### WHAT TO PRODUCE
Copy exactly the lines from the beginning of the data down to and including the line holding "var UNIT = '单位：亿元';", without any pictures.

### DATASET CONTENT
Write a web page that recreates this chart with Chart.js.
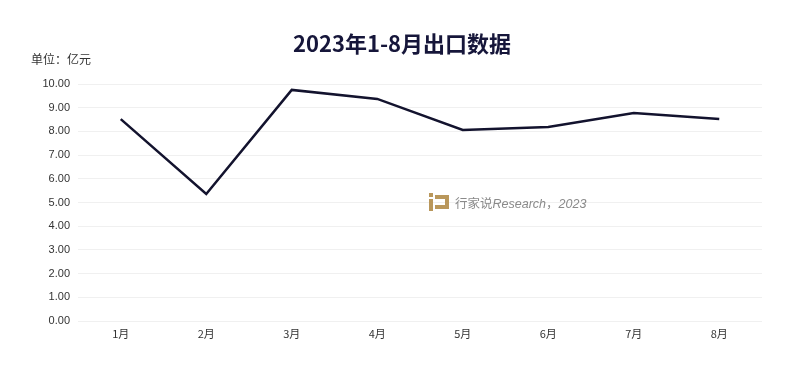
<!DOCTYPE html>
<html>
<head>
<meta charset="utf-8">
<script src="https://cdn.jsdelivr.net/npm/chart.js@4.4.0/dist/chart.umd.min.js"></script>
<style>
  html, body { margin: 0; padding: 0; background: #fff; }
  #wrap { position: relative; width: 800px; height: 370px; }
  #mark { position: absolute; left: 429px; top: 192px; height: 20px; display: flex; align-items: center;
          font-family: "Noto Sans CJK SC", "Liberation Sans", sans-serif; font-size: 12.5px; color: #8a8a8a; }
  #mark .logo { position: relative; width: 20px; height: 18px; margin-right: 6px; }
  #mark .logo i { position: absolute; background: #b9975b; }
  #mark em { font-family: "Liberation Sans", Arial, sans-serif; font-style: italic; }
</style>
</head>
<body>
<div id="wrap">
  <canvas id="c" width="800" height="370"></canvas>
  <div id="mark">
    <span class="logo">
      <i style="left:0;top:0;width:4px;height:4px"></i>
      <i style="left:0;top:6px;width:4px;height:12px"></i>
      <i style="left:6px;top:2px;width:14px;height:4px"></i>
      <i style="left:16px;top:2px;width:4px;height:14px"></i>
      <i style="left:6px;top:12px;width:14px;height:4px"></i>
    </span>
    <span>行家说<em>Research</em>，<em>2023</em></span>
  </div>
</div>
<script>
// 2023年1-8月出口数据（亿元）
var MONTHS = ['1月', '2月', '3月', '4月', '5月', '6月', '7月', '8月'];
var EXPORTS = [8.52, 5.36, 9.75, 9.37, 8.06, 8.19, 8.78, 8.52];
var Y_MIN = 0;
var Y_MAX = 10;
var Y_STEP = 1;

var TITLE = '2023年1-8月出口数据';
var UNIT = '单位：亿元';

var headerPlugin = {
  id: 'header',
  afterDraw: function (chart) {
    var ctx = chart.ctx;
    ctx.save();
    ctx.fillStyle = '#16163a';
    ctx.font = 'bold 22px "Noto Sans CJK SC", sans-serif';
    ctx.textAlign = 'center';
    ctx.textBaseline = 'middle';
    ctx.fillText(TITLE, 402, 44);
    ctx.fillStyle = '#333';
    ctx.font = '12px "Noto Sans CJK SC", sans-serif';
    ctx.textAlign = 'left';
    ctx.fillText(UNIT, 31, 59);
    ctx.restore();
  }
};

new Chart(document.getElementById('c'), {
  type: 'line',
  data: {
    labels: MONTHS,
    datasets: [{
      data: EXPORTS,
      borderColor: '#13132e',
      borderWidth: 2.5,
      pointRadius: 0,
      tension: 0,
      fill: false
    }]
  },
  options: {
    responsive: false,
    animation: false,
    layout: { padding: { top: 84, right: 38, bottom: 18, left: 0 } },
    plugins: { legend: { display: false }, tooltip: { enabled: false }, title: { display: false } },
    scales: {
      x: {
        offset: true,
        grid: { display: false },
        border: { display: false },
        ticks: { color: '#333', padding: -2, font: { family: '"Noto Sans CJK SC", sans-serif', size: 11 } },
        afterFit: function (s) { s.height = 31; }
      },
      y: {
        min: Y_MIN,
        max: Y_MAX,
        ticks: {
          stepSize: Y_STEP,
          padding: 8,
          color: '#333',
          font: { family: '"Liberation Sans", Arial, sans-serif', size: 11 },
          callback: function (v) { return Number(v).toFixed(2); }
        },
        grid: { color: '#f0f0f0', drawTicks: false },
        border: { display: false },
        afterFit: function (s) { s.width = 78; }
      }
    }
  },
  plugins: [headerPlugin]
});
</script>
</body>
</html>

### WORKED ANSWER
Write a web page that recreates this chart with Chart.js.
<!DOCTYPE html>
<html>
<head>
<meta charset="utf-8">
<script src="https://cdn.jsdelivr.net/npm/chart.js@4.4.0/dist/chart.umd.min.js"></script>
<style>
  html, body { margin: 0; padding: 0; background: #fff; }
  #wrap { position: relative; width: 800px; height: 370px; }
  #mark { position: absolute; left: 429px; top: 192px; height: 20px; display: flex; align-items: center;
          font-family: "Noto Sans CJK SC", "Liberation Sans", sans-serif; font-size: 12.5px; color: #8a8a8a; }
  #mark .logo { position: relative; width: 20px; height: 18px; margin-right: 6px; }
  #mark .logo i { position: absolute; background: #b9975b; }
  #mark em { font-family: "Liberation Sans", Arial, sans-serif; font-style: italic; }
</style>
</head>
<body>
<div id="wrap">
  <canvas id="c" width="800" height="370"></canvas>
  <div id="mark">
    <span class="logo">
      <i style="left:0;top:0;width:4px;height:4px"></i>
      <i style="left:0;top:6px;width:4px;height:12px"></i>
      <i style="left:6px;top:2px;width:14px;height:4px"></i>
      <i style="left:16px;top:2px;width:4px;height:14px"></i>
      <i style="left:6px;top:12px;width:14px;height:4px"></i>
    </span>
    <span>行家说<em>Research</em>，<em>2023</em></span>
  </div>
</div>
<script>
// 2023年1-8月出口数据（亿元）
var MONTHS = ['1月', '2月', '3月', '4月', '5月', '6月', '7月', '8月'];
var EXPORTS = [8.52, 5.36, 9.75, 9.37, 8.06, 8.19, 8.78, 8.52];
var Y_MIN = 0;
var Y_MAX = 10;
var Y_STEP = 1;

var TITLE = '2023年1-8月出口数据';
var UNIT = '单位：亿元';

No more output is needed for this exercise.